Ein Rundum-Sorglos-Paket das für sich genommen bereits den Kauf
rechtfertigt.
Fazit:
Das 4-Disc-Mediabook von Wicked
Vision präsentiert den Film von Jess Franco ist bestmöglicher Bild-
und Tonqualität – was nicht bedeutet, dass man hier ein Wunder
erwarten sollte. Es wurde das Optimum aus den Möglichkeiten
herausgeholt, allerdings sollte man auch immer im Hinterkopf
behalten, dass der Film vor über einem halben Jahrhundert mit
geringem Budget unter nicht ganz optimalen Bedingungen entstanden
ist.
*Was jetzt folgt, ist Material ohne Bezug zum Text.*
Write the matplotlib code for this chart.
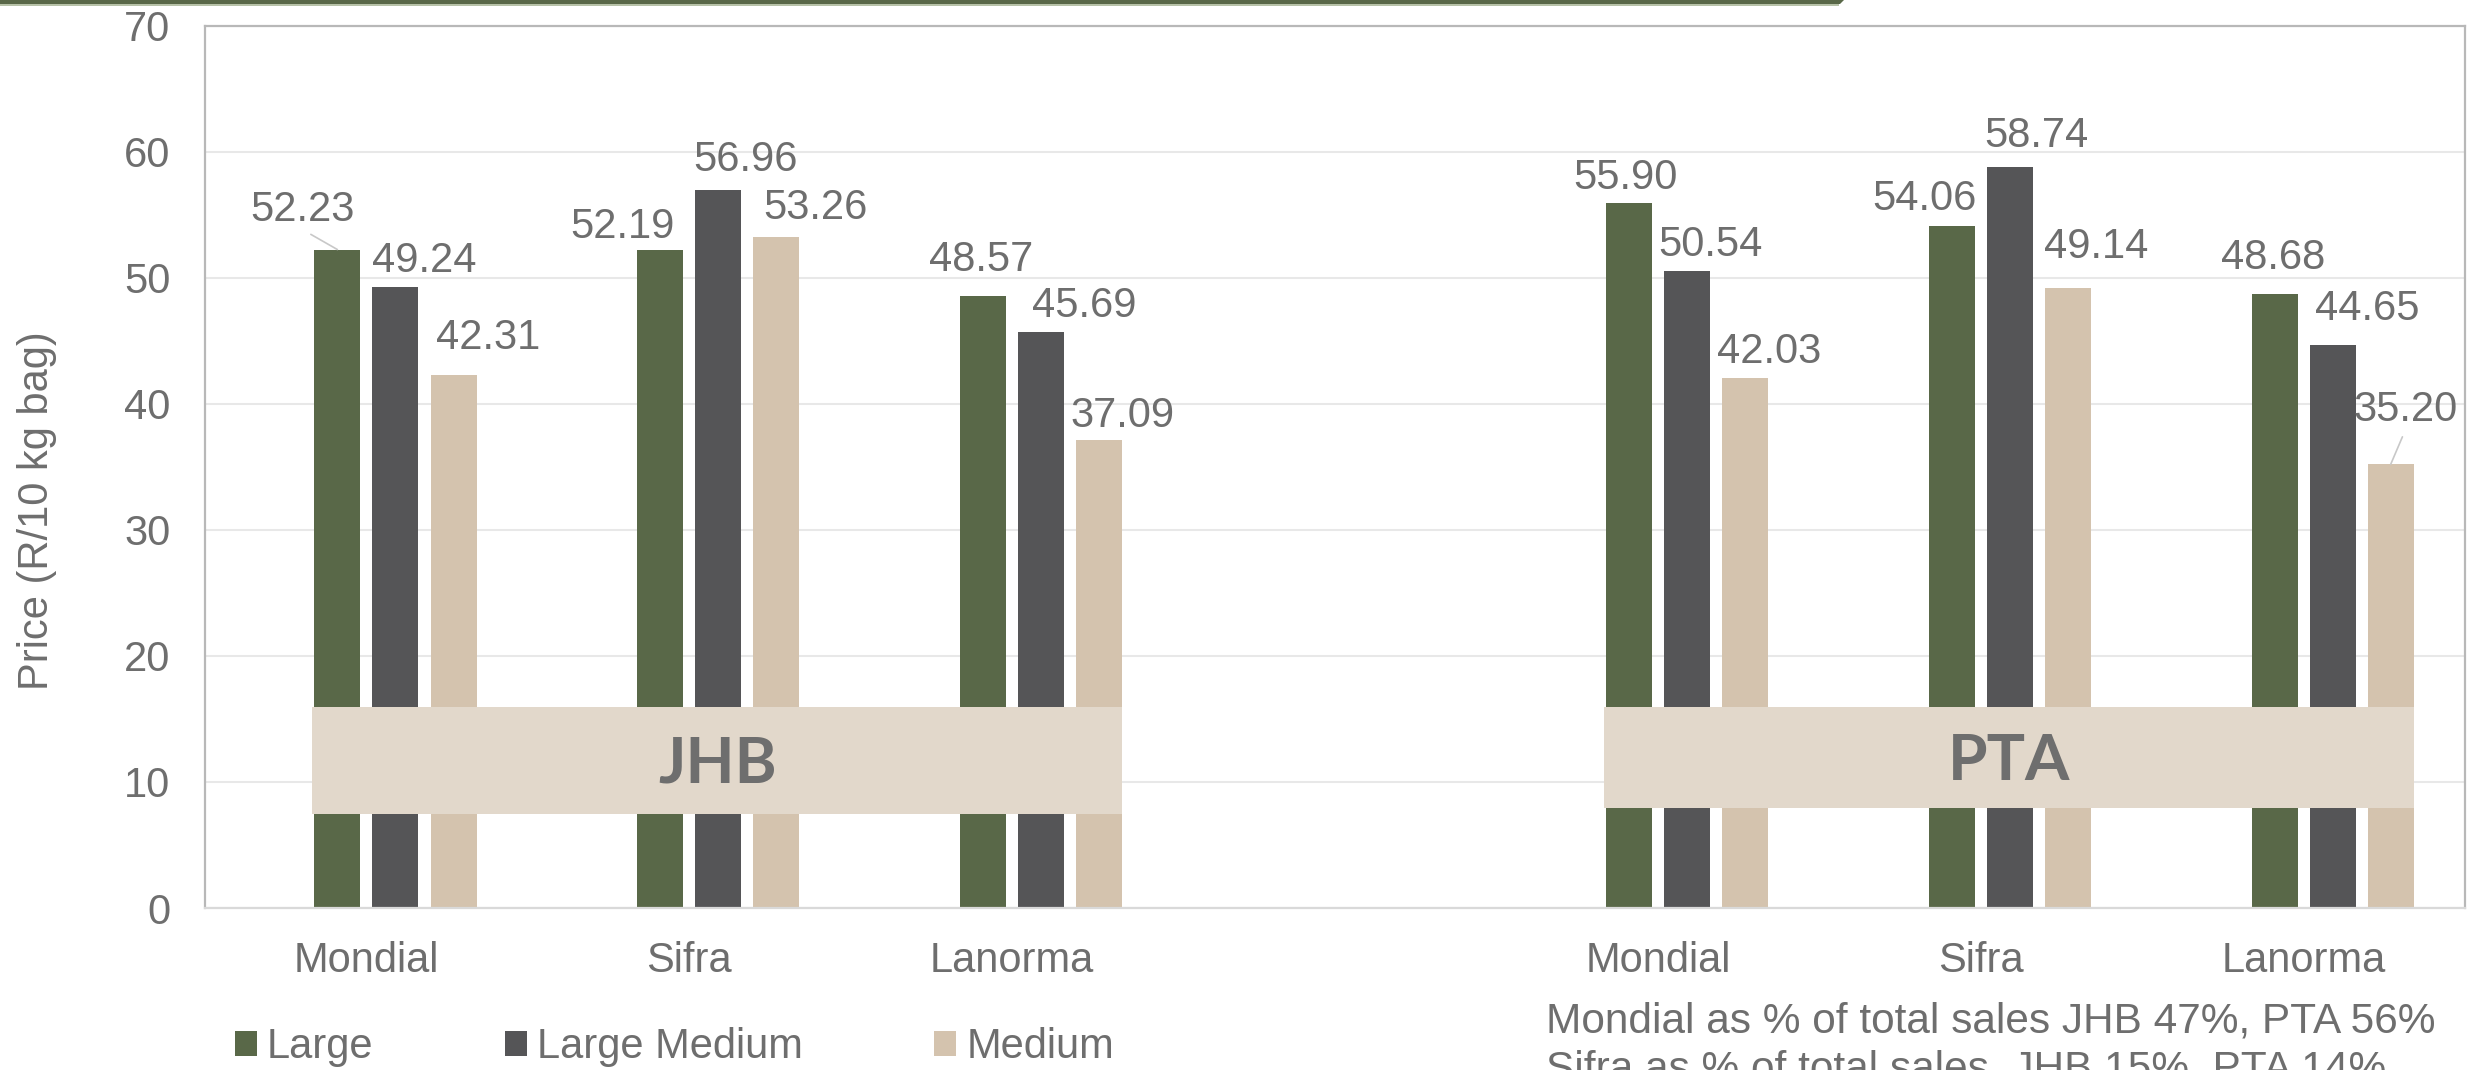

Mehr darüber erfährt der geneigte Cineast im mehr als
umfangreichen Bonusmaterial, welches wirklich überhaupt keine
Wünsche mehr offenlässt.
Die Verfilmung des berühmtesten
Vampirromans aller Zeiten ist selten so werkgetreu und unheimlich
inszeniert worden wie hier von Jess Fraco. Mit Christopher Lee
steht zudem DER Dracula vor der Kamera, und er liefert hier seine
beste Leistung innerhalb dieser Rolle ab, die er für Hammer so oft
gespielt hatte und spielen würde. Atmosphärisch dicht, packend und
unheimlich – dieser Film ist der Stoff aus dem die Alpträume sind
und nicht nur Vampir-Liebhaber kommen hier voll auf ihre Kosten.
Mit den zahlreichen Hammer-Verfilmungen kann man Francos Werk
allerdings nicht einmal ansatzweise vergleichen. Wenn Hammer
Mainstream war, ist Franco Arthouse.